Quoi de mieux que des araignées voraces pour terminer 2023 ? Et surtout pour célébrer une fin d'année riche pour le cinéma de genre français qui s'est distingué de façon inattendue par la pluralité et l'éclectisme de ses propositions. Cette fois, c'est donc le film de méchantes bestioles pur et dur qui est mis à l'honneur avec l'infestation d'un immeuble de cité HLM par les pattes velues d'arachnides particulièrement volubiles pour s'adapter à la menace de l'espèce dominante que nous autres, humains, sommes censés être.

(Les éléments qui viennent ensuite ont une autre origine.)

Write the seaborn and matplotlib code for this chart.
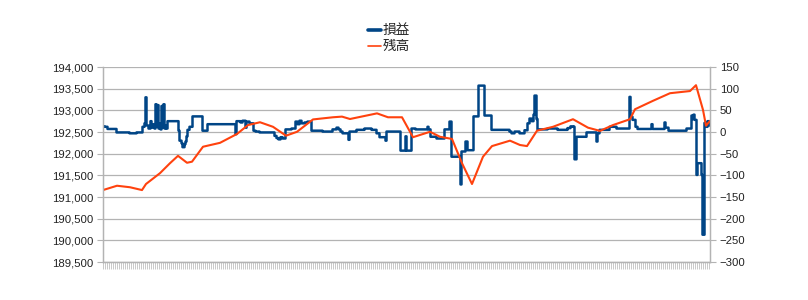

Prenant à juste titre comme base la dénonciation de l'importation illégale d'espèces exotiques, Sébastien Vaniček trouve le parfait prétexte pour mêler son amour du film de monstres (dont la sincérité ne sera jamais prise en défaut) à la réalité sociale de son milieu d'origine. Car, si les araignées piquent d'abord discrètement dans l'ombre, c'est pour mieux laisser à "Vermines" le temps de nous laisser évoluer parmi la communauté des habitants de son immeuble, où entraides, petites combines, frustrations et préjugés de bas front bouillonnent comme un reflet plus global de la société en général. Et, là où un frustrant "La Tour" avait clairement échoué, "Vermines" parvient dans le même temps à construire un noyau central de personnages crédibles, voire un minimum attachants, parfois avec humour, par certaines de leurs motivations avant de les soumettre aux mandibules de leurs assaillantes animales (on saluera également la prestation des comédiens dans leur ensemble, tous plutôt convaincants, ce qui faisait aussi cruellement défaut au film de Guillaume Nicloux).
Pour le reste, avec les premières attaques de ses bébêtes bien conçues entre réel et images de synthèse, "Vermines" fait plutôt mouche (huhu) dans leur montée en puissance, appuyant sur leur étonnante volonté de survie et de prolifération pouvant faire tourner du regard à plus d'un phobique de ces petites fourbes à huit pattes. Cependant, une fois leur invasion de l'immeuble bien actée dans l'esprit des occupants des lieux par de méchantes morsures, "Vermines" va se contenter d'une certaine efficacité sans ne plus vraiment chercher à créer la surprise, le film se reposant avant tout sur leur surnombre et leur évolution pour enchaîner des morceaux de bravoure auxquels ils manquera toujours ce petit surplus d'inventivité nécessaire -et même de véritable horreur- pour emporter notre complet enthousiasme (on citera comme exemple notable la séquence de "la traversée" sur laquelle on aurait aimé tant stresser mais qui laisse étrangement de marbre).
Ainsi, malgré son indéniable sens d'immersion au sein de la toile de son HLM, le film de Sébastien Vaniček se met finalement à un peu trop tisser le fil que l'on pouvait attendre de lui, donnant évidemment à son titre son double sens très prévisible via une présence policière chargée d'endiguer le problème de façon plus que révoltante ou en se rapprochant trop de péripéties d'autres productions du même type sans trouver la plus-value originale qui lui permettrait de les surclasser, et ce malgré une ambiance de chaos réussie et un regard plus humain qu'à l'accoutumée sur les liens défaits par ces attaques arachnéennes incessantes.
Toutefois, si "Vermines" a du mal à trouver un second souffle pour maintenir l'attrait de ses débuts, il n'en demeure pas moins une tentative audacieuse et pleine de qualités généreuses en vue de tutoyer des rivaux étrangers à l'avenir. La toile du ciné de genre français contemporain continue de se tisser avec une telle proposition et elle fait plaisir à voir.